*Job*:
Give the material once more, word for word, without any images.

────

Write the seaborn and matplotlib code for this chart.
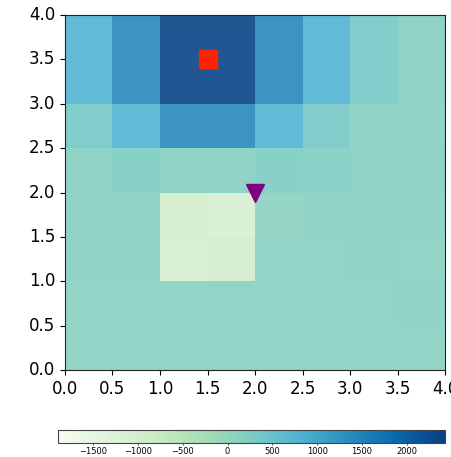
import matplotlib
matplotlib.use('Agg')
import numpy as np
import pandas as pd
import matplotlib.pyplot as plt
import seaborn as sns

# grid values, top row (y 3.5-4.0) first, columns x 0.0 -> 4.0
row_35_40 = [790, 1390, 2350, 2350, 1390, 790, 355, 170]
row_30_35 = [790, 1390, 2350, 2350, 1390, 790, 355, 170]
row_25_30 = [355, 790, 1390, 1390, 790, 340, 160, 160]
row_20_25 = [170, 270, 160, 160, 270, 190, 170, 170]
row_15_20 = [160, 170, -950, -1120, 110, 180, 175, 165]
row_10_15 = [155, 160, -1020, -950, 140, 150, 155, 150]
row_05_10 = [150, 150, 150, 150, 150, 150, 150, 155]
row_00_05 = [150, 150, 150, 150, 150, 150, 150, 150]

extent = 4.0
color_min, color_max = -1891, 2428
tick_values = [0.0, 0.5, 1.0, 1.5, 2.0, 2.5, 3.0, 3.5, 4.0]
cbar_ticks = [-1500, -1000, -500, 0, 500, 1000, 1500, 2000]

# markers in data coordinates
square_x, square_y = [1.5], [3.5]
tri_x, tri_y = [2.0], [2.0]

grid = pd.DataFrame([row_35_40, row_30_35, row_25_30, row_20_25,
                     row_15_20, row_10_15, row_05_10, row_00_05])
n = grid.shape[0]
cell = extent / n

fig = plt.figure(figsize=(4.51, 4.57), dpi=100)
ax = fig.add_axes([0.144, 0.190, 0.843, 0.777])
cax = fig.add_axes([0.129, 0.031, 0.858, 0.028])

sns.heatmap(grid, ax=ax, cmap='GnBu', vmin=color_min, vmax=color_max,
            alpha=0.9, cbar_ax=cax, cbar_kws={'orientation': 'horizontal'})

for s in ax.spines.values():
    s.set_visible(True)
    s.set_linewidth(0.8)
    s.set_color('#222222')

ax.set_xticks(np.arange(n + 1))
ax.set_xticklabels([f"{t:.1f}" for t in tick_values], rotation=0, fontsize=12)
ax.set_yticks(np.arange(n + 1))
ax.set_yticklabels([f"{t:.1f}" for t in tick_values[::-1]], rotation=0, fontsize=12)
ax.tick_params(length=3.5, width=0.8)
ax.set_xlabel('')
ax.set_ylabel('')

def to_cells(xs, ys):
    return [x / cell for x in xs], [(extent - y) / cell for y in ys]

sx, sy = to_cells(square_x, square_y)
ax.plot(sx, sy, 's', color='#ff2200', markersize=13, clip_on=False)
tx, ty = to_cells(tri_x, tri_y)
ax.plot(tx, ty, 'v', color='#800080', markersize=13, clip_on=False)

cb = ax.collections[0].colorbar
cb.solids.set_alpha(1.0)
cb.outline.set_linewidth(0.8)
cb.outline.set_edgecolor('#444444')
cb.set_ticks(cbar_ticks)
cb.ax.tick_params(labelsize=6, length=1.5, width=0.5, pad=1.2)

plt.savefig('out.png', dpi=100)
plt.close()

────

*Complete answer*:
Write the seaborn and matplotlib code for this chart.
import matplotlib
matplotlib.use('Agg')
import numpy as np
import pandas as pd
import matplotlib.pyplot as plt
import seaborn as sns

# grid values, top row (y 3.5-4.0) first, columns x 0.0 -> 4.0
row_35_40 = [790, 1390, 2350, 2350, 1390, 790, 355, 170]
row_30_35 = [790, 1390, 2350, 2350, 1390, 790, 355, 170]
row_25_30 = [355, 790, 1390, 1390, 790, 340, 160, 160]
row_20_25 = [170, 270, 160, 160, 270, 190, 170, 170]
row_15_20 = [160, 170, -950, -1120, 110, 180, 175, 165]
row_10_15 = [155, 160, -1020, -950, 140, 150, 155, 150]
row_05_10 = [150, 150, 150, 150, 150, 150, 150, 155]
row_00_05 = [150, 150, 150, 150, 150, 150, 150, 150]

extent = 4.0
color_min, color_max = -1891, 2428
tick_values = [0.0, 0.5, 1.0, 1.5, 2.0, 2.5, 3.0, 3.5, 4.0]
cbar_ticks = [-1500, -1000, -500, 0, 500, 1000, 1500, 2000]

# markers in data coordinates
square_x, square_y = [1.5], [3.5]
tri_x, tri_y = [2.0], [2.0]

grid = pd.DataFrame([row_35_40, row_30_35, row_25_30, row_20_25,
                     row_15_20, row_10_15, row_05_10, row_00_05])
n = grid.shape[0]
cell = extent / n

fig = plt.figure(figsize=(4.51, 4.57), dpi=100)
ax = fig.add_axes([0.144, 0.190, 0.843, 0.777])
cax = fig.add_axes([0.129, 0.031, 0.858, 0.028])

sns.heatmap(grid, ax=ax, cmap='GnBu', vmin=color_min, vmax=color_max,
            alpha=0.9, cbar_ax=cax, cbar_kws={'orientation': 'horizontal'})

for s in ax.spines.values():
    s.set_visible(True)
    s.set_linewidth(0.8)
    s.set_color('#222222')

ax.set_xticks(np.arange(n + 1))
ax.set_xticklabels([f"{t:.1f}" for t in tick_values], rotation=0, fontsize=12)
ax.set_yticks(np.arange(n + 1))
ax.set_yticklabels([f"{t:.1f}" for t in tick_values[::-1]], rotation=0, fontsize=12)
ax.tick_params(length=3.5, width=0.8)
ax.set_xlabel('')
ax.set_ylabel('')

def to_cells(xs, ys):
    return [x / cell for x in xs], [(extent - y) / cell for y in ys]

sx, sy = to_cells(square_x, square_y)
ax.plot(sx, sy, 's', color='#ff2200', markersize=13, clip_on=False)
tx, ty = to_cells(tri_x, tri_y)
ax.plot(tx, ty, 'v', color='#800080', markersize=13, clip_on=False)

cb = ax.collections[0].colorbar
cb.solids.set_alpha(1.0)
cb.outline.set_linewidth(0.8)
cb.outline.set_edgecolor('#444444')
cb.set_ticks(cbar_ticks)
cb.ax.tick_params(labelsize=6, length=1.5, width=0.5, pad=1.2)

plt.savefig('out.png', dpi=100)
plt.close()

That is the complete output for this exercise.